Stored data:

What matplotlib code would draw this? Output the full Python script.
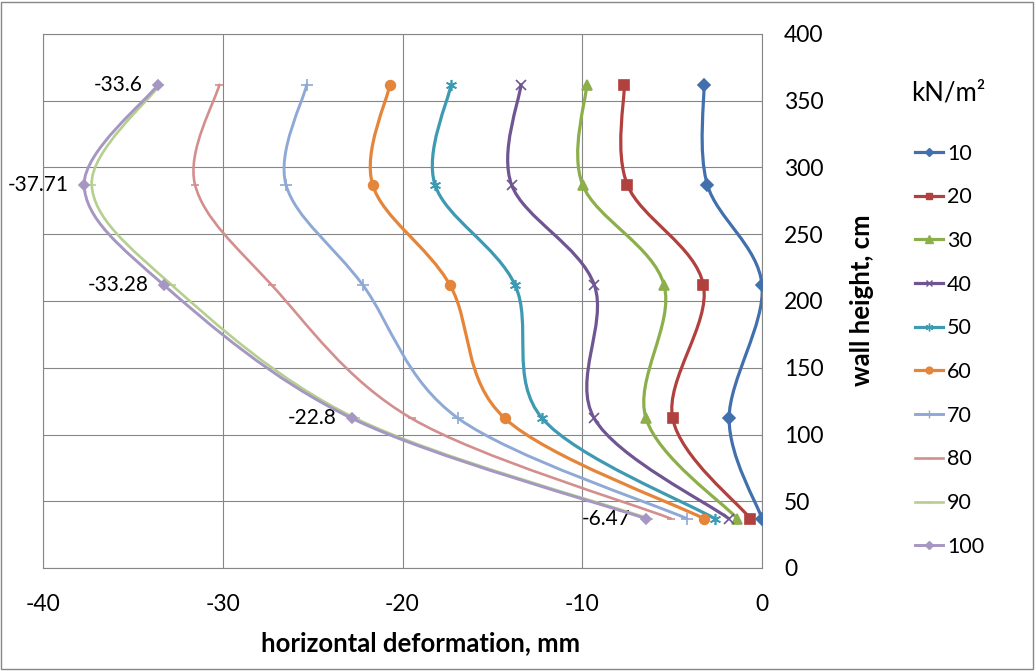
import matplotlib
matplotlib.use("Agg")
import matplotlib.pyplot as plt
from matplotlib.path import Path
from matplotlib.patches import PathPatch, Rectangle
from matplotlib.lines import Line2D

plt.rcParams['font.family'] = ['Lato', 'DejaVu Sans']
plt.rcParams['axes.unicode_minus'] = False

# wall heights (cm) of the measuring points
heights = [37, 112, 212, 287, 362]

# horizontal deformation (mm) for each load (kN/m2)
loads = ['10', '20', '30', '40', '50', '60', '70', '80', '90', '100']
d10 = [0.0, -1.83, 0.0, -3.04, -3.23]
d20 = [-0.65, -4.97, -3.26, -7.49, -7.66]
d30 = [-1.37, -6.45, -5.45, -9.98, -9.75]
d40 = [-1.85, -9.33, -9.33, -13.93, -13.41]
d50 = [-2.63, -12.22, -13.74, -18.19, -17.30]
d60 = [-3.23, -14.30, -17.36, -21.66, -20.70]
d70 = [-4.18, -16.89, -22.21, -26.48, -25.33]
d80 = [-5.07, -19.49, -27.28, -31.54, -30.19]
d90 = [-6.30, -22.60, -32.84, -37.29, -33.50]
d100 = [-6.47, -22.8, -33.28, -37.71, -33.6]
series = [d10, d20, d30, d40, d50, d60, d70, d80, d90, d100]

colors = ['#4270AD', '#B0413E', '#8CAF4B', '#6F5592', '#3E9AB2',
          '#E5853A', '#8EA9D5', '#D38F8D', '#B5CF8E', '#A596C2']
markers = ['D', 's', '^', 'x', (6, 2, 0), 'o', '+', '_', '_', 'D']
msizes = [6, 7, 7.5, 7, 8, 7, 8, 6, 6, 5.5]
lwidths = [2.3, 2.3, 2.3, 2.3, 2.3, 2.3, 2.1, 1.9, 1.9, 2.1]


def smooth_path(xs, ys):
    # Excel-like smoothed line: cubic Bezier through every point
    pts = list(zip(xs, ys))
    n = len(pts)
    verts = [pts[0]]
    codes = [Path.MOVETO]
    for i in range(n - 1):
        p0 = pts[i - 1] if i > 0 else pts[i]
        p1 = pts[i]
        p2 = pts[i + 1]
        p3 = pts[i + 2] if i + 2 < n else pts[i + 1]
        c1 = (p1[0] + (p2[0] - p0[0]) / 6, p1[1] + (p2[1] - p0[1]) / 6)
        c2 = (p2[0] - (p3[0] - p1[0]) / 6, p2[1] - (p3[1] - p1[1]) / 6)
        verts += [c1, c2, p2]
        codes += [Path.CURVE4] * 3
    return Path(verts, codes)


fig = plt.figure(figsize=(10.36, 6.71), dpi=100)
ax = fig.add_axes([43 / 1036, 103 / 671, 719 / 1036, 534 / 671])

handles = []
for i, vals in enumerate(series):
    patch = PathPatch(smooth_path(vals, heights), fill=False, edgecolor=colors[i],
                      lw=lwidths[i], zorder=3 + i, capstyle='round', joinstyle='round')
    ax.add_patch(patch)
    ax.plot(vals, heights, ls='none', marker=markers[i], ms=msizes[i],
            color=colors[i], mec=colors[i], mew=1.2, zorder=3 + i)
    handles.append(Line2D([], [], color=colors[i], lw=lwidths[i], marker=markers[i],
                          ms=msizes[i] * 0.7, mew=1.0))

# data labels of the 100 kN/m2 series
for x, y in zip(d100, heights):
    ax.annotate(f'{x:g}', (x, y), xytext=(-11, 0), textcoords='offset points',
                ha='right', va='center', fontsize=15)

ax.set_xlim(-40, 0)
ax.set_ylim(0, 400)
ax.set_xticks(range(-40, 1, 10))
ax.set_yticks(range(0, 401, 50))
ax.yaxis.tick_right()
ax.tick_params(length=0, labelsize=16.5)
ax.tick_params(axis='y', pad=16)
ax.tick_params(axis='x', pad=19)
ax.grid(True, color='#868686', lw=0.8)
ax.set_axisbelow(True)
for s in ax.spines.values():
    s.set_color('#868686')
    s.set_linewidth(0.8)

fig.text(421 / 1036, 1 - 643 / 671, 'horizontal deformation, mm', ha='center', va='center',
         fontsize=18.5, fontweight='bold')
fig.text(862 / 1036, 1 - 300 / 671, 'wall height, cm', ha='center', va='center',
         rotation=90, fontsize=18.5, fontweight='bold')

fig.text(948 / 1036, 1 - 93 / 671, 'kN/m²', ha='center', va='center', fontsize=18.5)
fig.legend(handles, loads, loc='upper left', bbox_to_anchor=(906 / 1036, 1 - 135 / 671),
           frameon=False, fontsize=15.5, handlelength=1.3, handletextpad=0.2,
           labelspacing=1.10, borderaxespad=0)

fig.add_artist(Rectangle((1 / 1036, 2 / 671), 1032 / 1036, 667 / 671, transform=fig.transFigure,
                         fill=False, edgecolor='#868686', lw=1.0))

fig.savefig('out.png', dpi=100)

Problem to solve:
Copy every line of the data exactly as written, excluding the pictures.

Answer to this exercise:
What matplotlib code would draw this? Output the full Python script.
import matplotlib
matplotlib.use("Agg")
import matplotlib.pyplot as plt
from matplotlib.path import Path
from matplotlib.patches import PathPatch, Rectangle
from matplotlib.lines import Line2D

plt.rcParams['font.family'] = ['Lato', 'DejaVu Sans']
plt.rcParams['axes.unicode_minus'] = False

# wall heights (cm) of the measuring points
heights = [37, 112, 212, 287, 362]

# horizontal deformation (mm) for each load (kN/m2)
loads = ['10', '20', '30', '40', '50', '60', '70', '80', '90', '100']
d10 = [0.0, -1.83, 0.0, -3.04, -3.23]
d20 = [-0.65, -4.97, -3.26, -7.49, -7.66]
d30 = [-1.37, -6.45, -5.45, -9.98, -9.75]
d40 = [-1.85, -9.33, -9.33, -13.93, -13.41]
d50 = [-2.63, -12.22, -13.74, -18.19, -17.30]
d60 = [-3.23, -14.30, -17.36, -21.66, -20.70]
d70 = [-4.18, -16.89, -22.21, -26.48, -25.33]
d80 = [-5.07, -19.49, -27.28, -31.54, -30.19]
d90 = [-6.30, -22.60, -32.84, -37.29, -33.50]
d100 = [-6.47, -22.8, -33.28, -37.71, -33.6]
series = [d10, d20, d30, d40, d50, d60, d70, d80, d90, d100]

colors = ['#4270AD', '#B0413E', '#8CAF4B', '#6F5592', '#3E9AB2',
          '#E5853A', '#8EA9D5', '#D38F8D', '#B5CF8E', '#A596C2']
markers = ['D', 's', '^', 'x', (6, 2, 0), 'o', '+', '_', '_', 'D']
msizes = [6, 7, 7.5, 7, 8, 7, 8, 6, 6, 5.5]
lwidths = [2.3, 2.3, 2.3, 2.3, 2.3, 2.3, 2.1, 1.9, 1.9, 2.1]


def smooth_path(xs, ys):
    # Excel-like smoothed line: cubic Bezier through every point
    pts = list(zip(xs, ys))
    n = len(pts)
    verts = [pts[0]]
    codes = [Path.MOVETO]
    for i in range(n - 1):
        p0 = pts[i - 1] if i > 0 else pts[i]
        p1 = pts[i]
        p2 = pts[i + 1]
        p3 = pts[i + 2] if i + 2 < n else pts[i + 1]
        c1 = (p1[0] + (p2[0] - p0[0]) / 6, p1[1] + (p2[1] - p0[1]) / 6)
        c2 = (p2[0] - (p3[0] - p1[0]) / 6, p2[1] - (p3[1] - p1[1]) / 6)
        verts += [c1, c2, p2]
        codes += [Path.CURVE4] * 3
    return Path(verts, codes)


fig = plt.figure(figsize=(10.36, 6.71), dpi=100)
ax = fig.add_axes([43 / 1036, 103 / 671, 719 / 1036, 534 / 671])

handles = []
for i, vals in enumerate(series):
    patch = PathPatch(smooth_path(vals, heights), fill=False, edgecolor=colors[i],
                      lw=lwidths[i], zorder=3 + i, capstyle='round', joinstyle='round')
    ax.add_patch(patch)
    ax.plot(vals, heights, ls='none', marker=markers[i], ms=msizes[i],
            color=colors[i], mec=colors[i], mew=1.2, zorder=3 + i)
    handles.append(Line2D([], [], color=colors[i], lw=lwidths[i], marker=markers[i],
                          ms=msizes[i] * 0.7, mew=1.0))

# data labels of the 100 kN/m2 series
for x, y in zip(d100, heights):
    ax.annotate(f'{x:g}', (x, y), xytext=(-11, 0), textcoords='offset points',
                ha='right', va='center', fontsize=15)

ax.set_xlim(-40, 0)
ax.set_ylim(0, 400)
ax.set_xticks(range(-40, 1, 10))
ax.set_yticks(range(0, 401, 50))
ax.yaxis.tick_right()
ax.tick_params(length=0, labelsize=16.5)
ax.tick_params(axis='y', pad=16)
ax.tick_params(axis='x', pad=19)
ax.grid(True, color='#868686', lw=0.8)
ax.set_axisbelow(True)
for s in ax.spines.values():
    s.set_color('#868686')
    s.set_linewidth(0.8)

fig.text(421 / 1036, 1 - 643 / 671, 'horizontal deformation, mm', ha='center', va='center',
         fontsize=18.5, fontweight='bold')
fig.text(862 / 1036, 1 - 300 / 671, 'wall height, cm', ha='center', va='center',
         rotation=90, fontsize=18.5, fontweight='bold')

fig.text(948 / 1036, 1 - 93 / 671, 'kN/m²', ha='center', va='center', fontsize=18.5)
fig.legend(handles, loads, loc='upper left', bbox_to_anchor=(906 / 1036, 1 - 135 / 671),
           frameon=False, fontsize=15.5, handlelength=1.3, handletextpad=0.2,
           labelspacing=1.10, borderaxespad=0)

fig.add_artist(Rectangle((1 / 1036, 2 / 671), 1032 / 1036, 667 / 671, transform=fig.transFigure,
                         fill=False, edgecolor='#868686', lw=1.0))

fig.savefig('out.png', dpi=100)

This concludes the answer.